Wednesday, June 10, 2009

Launched Into Life

My decision to become a Baha'i on March 2, 1970, while I was 17 and a senior in High School, changed everything! I had already been accepted at Northwest Nazarene College, but I knew I couldn't go there with my new religion and survive. I hastily applied and was accepted at Washington State University.

That summer I got on a bus with a lot of other Baha'i youth from the Pacific Northwest, and came to a Baha'i Youth Conference in Chicago. It was 1970, and the Sears Tower was still being built. I was truly a slack-jawed kid from Walla Walla, as I experienced this city for the first time. I had no idea that my decision to become a Baha'i would bring me to live in this amazing city five years later.

That summer was life-changing in another way . . . teenage hormones took hold, and I had sex for the first time! She was gorgeous, "liberated" (a term we used back then to denote a free spirit), had lived abroad for a year and spoke fluent French, wore her hair in a short pixie cut, and went by the nickname "Willie." I lost my virginity with a girl named Willie! How prophetic!
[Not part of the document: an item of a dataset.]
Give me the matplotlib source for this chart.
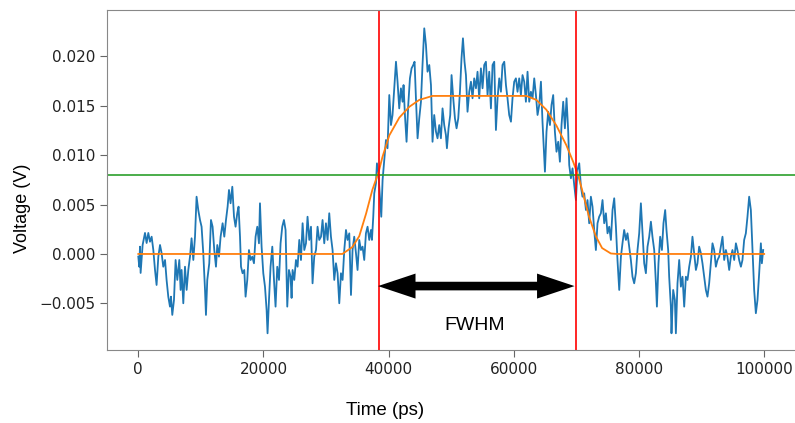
# Pulse trace with flat-top fit and FWHM markers

import numpy as np
import matplotlib
matplotlib.use('Agg')
import matplotlib.pyplot as plt

# measured trace: time (ps) and voltage (mV)
time_ps = [
    0, 150, 270, 370, 690, 1070, 1330, 1600, 1870, 2130, 2400, 2670, 2920, 3200, 3470,
    3720, 3990, 4270, 4520, 4790, 5060, 5220, 5430, 5700, 5960, 6230, 6550, 6760, 6920,
    7190, 7460, 7720, 7990, 8260, 8510, 8790, 9060, 9310, 9580, 9860, 10110, 10380,
    10660, 10810, 11020, 11340, 11610, 11870, 12140, 12410, 12620, 12890, 13150, 13470,
    13740, 14010, 14270, 14490, 14740, 15020, 15290, 15540, 15810, 16020, 16250, 16410,
    16660, 16930, 17140, 17410, 17680, 17940, 18210, 18480, 18740, 19010, 19280, 19440,
    19700, 19970, 20240, 20500, 20650, 20880, 21130, 21410, 21680, 21930, 22200, 22480,
    22730, 23000, 23270, 23530, 23800, 24070, 24330, 24490, 24650, 24920, 25190, 25450,
    25720, 25990, 26250, 26520, 26790, 27040, 27320, 27590, 27840, 28110, 28390, 28640,
    28910, 29190, 29440, 29710, 29980, 30240, 30510, 30780, 31040, 31310, 31580, 31840,
    32110, 32380, 32640, 32910, 33180, 33430, 33710, 33980, 34230, 34500, 34780, 35030,
    35300, 35570, 35830, 36100, 36370, 36630, 36900, 37170, 37330, 37540, 37700, 37970,
    38130, 38390, 38610, 38820, 39030, 39300, 39570, 39820, 40100, 40370, 40620, 40890,
    41170, 41420, 41690, 41960, 42220, 42380, 42600, 42860, 43130, 43400, 43660, 43930,
    44140, 44360, 44620, 44890, 45160, 45410, 45690, 45960, 46210, 46490, 46760, 47010,
    47280, 47560, 47810, 48080, 48350, 48610, 48880, 49150, 49310, 49570, 49840, 50050,
    50320, 50590, 50850, 51120, 51390, 51640, 51870, 52120, 52350, 52600, 52880, 53150,
    53400, 53670, 53950, 54200, 54470, 54740, 55000, 55270, 55540, 55800, 56070, 56340,
    56600, 56870, 57140, 57400, 57670, 57940, 58190, 58470, 58740, 58990, 59260, 59540,
    59790, 60060, 60330, 60590, 60860, 61130, 61390, 61660, 61930, 62190, 62460, 62730,
    62990, 63260, 63530, 63790, 64060, 64330, 64580, 64740, 64970, 65220, 65490, 65770,
    66020, 66290, 66560, 66820, 67090, 67360, 67620, 67890, 68160, 68420, 68690, 68850,
    69120, 69380, 69650, 69920, 70170, 70450, 70720, 70970, 71240, 71520, 71770, 72040,
    72310, 72570, 72840, 73110, 73370, 73640, 73910, 74170, 74440, 74710, 74970, 75240,
    75510, 75770, 76040, 76310, 76560, 76840, 77110, 77360, 77630, 77910, 78160, 78430,
    78700, 78960, 79230, 79500, 79760, 80030, 80300, 80560, 80830, 81100, 81360, 81630,
    81900, 82150, 82430, 82700, 82860, 83110, 83380, 83660, 83910, 84180, 84390, 84660,
    84820, 85090, 85190, 85460, 85730, 85890, 86150, 86420, 86690, 86950, 87220, 87490,
    87750, 88020, 88290, 88540, 88820, 89090, 89340, 89610, 89890, 90140, 90410, 90680,
    90940, 91210, 91480, 91740, 92010, 92280, 92540, 92810, 93080, 93340, 93610, 93880,
    94130, 94410, 94680, 94930, 95210, 95480, 95730, 96000, 96280, 96530, 96800, 97070,
    97330, 97600, 97870, 98130, 98400, 98670, 98930, 99200, 99470, 99630, 99840,
]
volt_mv = [
    -0.27, -1.29, 0.74, -1.92, 0.91, 2.13, 1.11, 2.13, 1.24, 1.75, 0.40, -1.62, -3.14,
    -0.27, 0.91, 0.10, -1.29, -0.61, -2.63, -4.32, -5.33, -4.32, -6.17, -4.66, -0.61,
    -2.63, -0.61, -3.64, -1.62, -4.99, -1.29, -3.64, -1.62, -0.27, 1.59, -0.61, 1.75,
    5.80, 4.45, 3.44, 2.76, 0.10, -3.64, -6.17, -2.63, -0.94, 3.44, 2.76, 0.40, -1.29,
    0.91, -0.27, 1.75, 3.11, 1.75, 3.44, 4.79, 6.48, 5.13, 6.81, 3.77, 2.76, 4.12, 4.79,
    1.75, -1.29, -1.95, -1.62, -4.32, -2.63, 0.40, -0.61, -0.27, -0.94, 1.75, 2.76, 1.08,
    5.13, 0.74, -1.95, -3.31, -5.67, -8.03, -4.66, -1.29, 0.74, -2.63, -5.33, -1.29,
    -2.63, 1.08, 2.76, 3.44, 2.43, -5.33, -1.62, -2.30, -4.45, -1.62, -2.63, -0.61,
    -1.29, 1.42, -0.61, 3.11, 0.40, 1.08, 3.77, 1.42, 2.76, -2.97, -0.27, 0.40, 2.76,
    1.42, 1.75, 3.44, 1.08, 3.11, 1.42, 4.12, 1.75, 0.40, -2.63, -0.94, -1.95, -4.99,
    -1.95, -2.63, 0.40, 2.43, 1.42, 2.09, -4.15, 0.40, 1.75, 0.07, -1.62, 1.42, 0.40,
    0.74, -0.61, 2.09, 2.76, 1.42, 2.43, 1.42, 3.77, 6.14, 7.15, 9.18, 7.82, 5.80, 3.77,
    7.49, 9.51, 11.54, 10.70, 16.09, 13.05, 14.07, 16.77, 19.46, 17.44, 14.74, 16.77,
    15.41, 17.10, 14.07, 11.36, 15.08, 17.78, 18.79, 19.13, 19.46, 15.76, 11.71, 13.73,
    15.41, 19.13, 22.84, 21.15, 18.45, 19.13, 17.10, 11.36, 14.07, 12.38, 11.71, 13.05,
    11.71, 14.74, 13.05, 12.04, 10.70, 12.72, 14.07, 18.11, 15.76, 13.73, 12.72, 13.73,
    16.42, 19.80, 21.83, 19.46, 18.11, 14.40, 16.42, 17.44, 15.76, 17.78, 16.77, 18.45,
    15.76, 18.79, 16.77, 19.13, 19.46, 16.09, 18.45, 14.74, 19.13, 19.46, 12.55, 15.76,
    17.78, 16.42, 19.13, 19.46, 17.10, 15.76, 14.07, 13.39, 15.76, 17.44, 17.78, 16.42,
    17.78, 16.09, 18.11, 17.44, 15.41, 18.45, 15.41, 16.42, 15.76, 17.78, 16.09, 14.07,
    15.08, 17.44, 13.39, 11.36, 8.33, 12.38, 14.40, 13.05, 15.08, 16.09, 12.38, 10.35,
    11.36, 9.34, 13.05, 15.41, 12.72, 15.76, 12.38, 9.01, 7.66, 8.67, 6.98, 5.46, 8.50,
    9.18, 6.81, 5.80, 6.14, 4.45, 5.46, 3.11, 5.80, 4.79, 2.43, 0.40, 3.11, 3.77, 4.12,
    5.46, 3.11, 4.12, 2.09, 2.76, 1.42, 4.45, 5.64, 2.76, -0.61, -3.64, -0.27, 1.08,
    2.43, 1.42, 2.09, 0.74, -0.61, -2.30, -2.97, -1.95, 0.40, 2.09, 5.13, 2.09, -0.94,
    -1.95, 0.74, 1.75, 3.27, 1.75, 0.40, -2.97, -5.33, -0.94, 1.75, 0.40, 3.11, 4.45,
    2.43, 0.40, -2.30, -5.33, -8.03, -3.64, -4.66, -8.03, -2.97, -0.61, -3.31, -2.30,
    -5.33, -2.30, -2.63, -1.29, -0.27, 1.75, 0.07, -1.62, -0.94, 0.74, 0.07, -0.94,
    -2.30, -3.64, -4.32, -2.97, -0.94, 1.08, 0.40, -1.29, -0.61, -0.27, 0.74, 1.75,
    -0.61, 0.40, -0.27, -1.62, -0.27, 0.40, -0.61, 1.08, 0.40, -0.61, -1.29, -0.61,
    1.42, 2.09, 3.77, 5.80, 4.45, 0.40, -3.64, -6.00, -4.66, -1.95, 1.08, -0.94, 0.40,
]

# flat-top fit
fit_time_ps = [0, 32600, 34200, 35300, 36400, 37400, 38400, 39000, 39600, 40100, 41700,
               43300, 44900, 47000, 62000, 63600, 65200, 66800, 68400, 69500, 70300,
               70900, 72000, 73100, 74100, 75500, 76500, 100000]
fit_volt_mv = [0, 0, 0.7, 1.8, 4.1, 6.5, 8.3, 9.8, 11.0, 12.0, 13.8, 14.9, 15.6, 16.0,
               16.0, 15.6, 14.6, 13.0, 11.0, 9.3, 7.9, 6.5, 3.8, 1.8, 0.6, 0.05, 0, 0]

half_max = 0.008             # V
fwhm_edges = [38400, 70000]  # ps

t = np.array(time_ps)
v = np.array(volt_mv) / 1000.0
ft = np.array(fit_time_ps)
fv = np.array(fit_volt_mv) / 1000.0

fig = plt.figure(figsize=(7.95, 4.23), dpi=100)
ax = fig.add_axes([0.1346, 0.1726, 0.866, 0.8038])

ax.plot(t, v, color='#1f77b4', lw=1.3)
ax.plot(ft, fv, color='#ff7f0e', lw=1.3)
ax.axhline(half_max, color='#2ca02c', lw=1.2)
for x in fwhm_edges:
    ax.axvline(x, color='#ff0000', lw=1.2)

# double arrow between the edges: shaft plus two filled heads
arrow_y = -0.00325
left_tip, right_tip = fwhm_edges[0] - 100, fwhm_edges[1] - 300
mid = 0.5 * (left_tip + right_tip)
ax.plot([left_tip + 4000, right_tip - 4000], [arrow_y, arrow_y], color='black',
        lw=6, solid_capstyle='butt')
for end in (left_tip, right_tip):
    ax.annotate('', xy=(end, arrow_y), xytext=(mid, arrow_y),
                arrowprops=dict(arrowstyle='simple,head_length=1.35,head_width=0.9,tail_width=0.3',
                                fc='black', ec='none', lw=0, mutation_scale=20,
                                shrinkA=0, shrinkB=0))
ax.text(53700, -0.0072, 'FWHM', ha='center', va='center',
        fontsize=14, family='Liberation Sans')

ax.set_xlim(-5000, 105000)
ax.set_ylim(-0.00972, 0.0247)
ax.set_xticks([0, 20000, 40000, 60000, 80000, 100000])
ax.set_yticks([-0.005, 0.0, 0.005, 0.010, 0.015, 0.020])
ax.yaxis.set_major_formatter(matplotlib.ticker.FuncFormatter(
    lambda y, p: ('%.3f' % y).replace('-', '\u2212')))
ax.tick_params(labelsize=11, labelcolor='#222222', color='#666666', length=5)
for s in ax.spines.values():
    s.set_color('#888888')
ax.spines['right'].set_visible(False)

fig.text(0.028, 1 - 208 / 423, 'Voltage (V)', rotation=90, ha='center', va='center',
         fontsize=13, family='Liberation Sans')
fig.text(385 / 795, 1 - 410 / 423, 'Time (ps)', ha='center', va='center',
         fontsize=13.5, family='Liberation Sans')

fig.savefig('out.png', dpi=100)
Willie moved out from her parents' house that summer, and moved into an apartment just a few blocks from my house. My mother was caught up in her own new relationship that summer, and I spent a lot of time with Willie. I was head over heels in love, but before the summer was over she broke up with me and started dating a guy from Thailand. I was crushed on the one hand, but somewhat relieved to be able to get back to living in chastity, which my new religion prescribed before marriage. I threw myself wholeheartedly into learning more about Baha'i and into my preparations for going to college.

My Baha'i teachers were Emmalu and Dorothy, sisters who had been Baha'is since the early days of the Faith in the United States. Emmalu liked to sit up all night, playing scrabble and smoking cigarettes, and since I had a night job at the local cannery I would hang out with Emmalu on my free nights, soaking up her fabulous stories and amazing knowledge.

Emmalu and Dorothy were my spiritual mothers, and they taught me how to look beyond the surface facts to search for the spiritual principles that apply in every situation. I credit them for fanning the flame of my new faith, and for launching me into a life that I could never have imagined possible just a few months earlier.